Advantages: Less duplication; single internal audit programme; single management review; simpler documentation structure. Most organisations with an existing mature 27001 programme choose this approach.

Disadvantages: Requires careful scoping to ensure both standards are demonstrably satisfied; auditors for each standard must be satisfied that the shared elements genuinely meet their standard's requirements.

Option 2: Separate Systems with Shared Infrastructure

Distinct ISMS and AIMS, each with their own policy, scope, and control sets, but using shared document control, internal audit, and management review infrastructure. The two systems reference each other where relevant (e.g., the AIMS references the ISMS for information security controls applicable to AI system data).

Advantages: Cleaner separation; easier to demonstrate each standard is independently satisfied; works well when the ISMS and AIMS have significantly different scopes (e.g., different organisational units in scope).

Disadvantages: More administrative overhead; potential for duplication; two separate certification audits.

Your Gap if You Have ISO 27001

If your organisation holds current ISO 27001 certification, the gap to ISO/IEC 42001 is primarily in the AI-specific new requirements. Here is a prioritised gap list:

  1. High priority — must create from scratch: AI policy, AI system impact assessments for all in-scope systems, data provenance and bias analysis documentation for training datasets, human oversight design documentation, AI-specific bias and fairness test results.
  2. Medium priority — extend existing artefacts: Context analysis (add AI-specific factors), interested parties register (add AI-specific parties), risk assessment (add AI risk categories), supplier management (add AI vendor questionnaire), internal audit checklist (add 42001 clauses).
  3. Lower priority — minimal change: Document control, management review, corrective action process, competence records framework, awareness programme structure.

Timeline Comparison

For an organisation starting from scratch, ISO 27001 typically takes 6–12 months from gap assessment to certification. ISO/IEC 42001 from scratch takes a similar 6–12 months.

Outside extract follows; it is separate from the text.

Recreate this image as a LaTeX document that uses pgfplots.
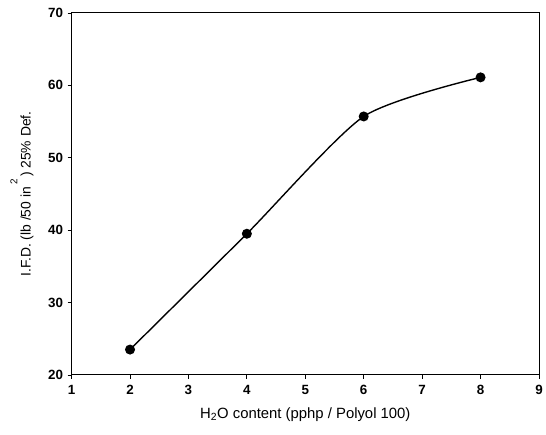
\documentclass[border=0pt]{standalone}
\usepackage{fontspec}
\setmainfont{Liberation Sans}
\usepackage{pgfplots}
\pgfplotsset{compat=1.18}
\begin{document}
\begin{tikzpicture}
\begin{axis}[
  at={(0,0)}, anchor=south west,
  scale only axis,
  width=470bp, height=364bp,
  xmin=1, xmax=9, ymin=20, ymax=70,
  xtick={1,...,9}, ytick={20,30,...,70},
  tick align=outside,
  major tick length=4bp,
  xtick pos=bottom, ytick pos=left,
  axis line style={line width=0.9bp},
  tick style={line width=0.8bp, black},
  /pgf/number format/assume math mode=true,
  ticklabel style={font=\fontsize{13.5}{15}\selectfont\bfseries},
  xticklabel style={yshift=-3bp},
  yticklabel style={xshift=-1bp},
  xlabel={H\textsubscript{2}O content (pphp / Polyol 100)},
  ylabel={I.F.D. (lb /50 in\,\raisebox{1.8ex}{\fontsize{10}{10}\selectfont 2}\,) 25\% Def.},
  xlabel style={font=\fontsize{15}{17}\selectfont, yshift=-6bp},
  ylabel style={font=\fontsize{14}{16}\selectfont, yshift=8bp},
  clip=false,
]
\addplot[black, line width=1.4bp, smooth, tension=0.4, mark=*, mark size=4.3bp, mark options={fill=black}]
  coordinates {(2,23.5) (4,39.5) (6,55.7) (8,61.1)};
\end{axis}
\path[use as bounding box] (-72bp,-60bp) rectangle (474bp,377bp);
\end{tikzpicture}
\end{document}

For an organisation with a mature ISO 27001 programme, the additional time to achieve ISO/IEC 42001 certification is typically 4–8 months, depending on the number of in-scope AI systems and the maturity of existing AI engineering practices. The most time-consuming elements are usually: writing the AI policy (relatively fast), completing impact assessments for all in-scope AI systems (time scales with number of systems), and producing data provenance and bias testing documentation for training datasets (requires ML engineering time, not just policy writing).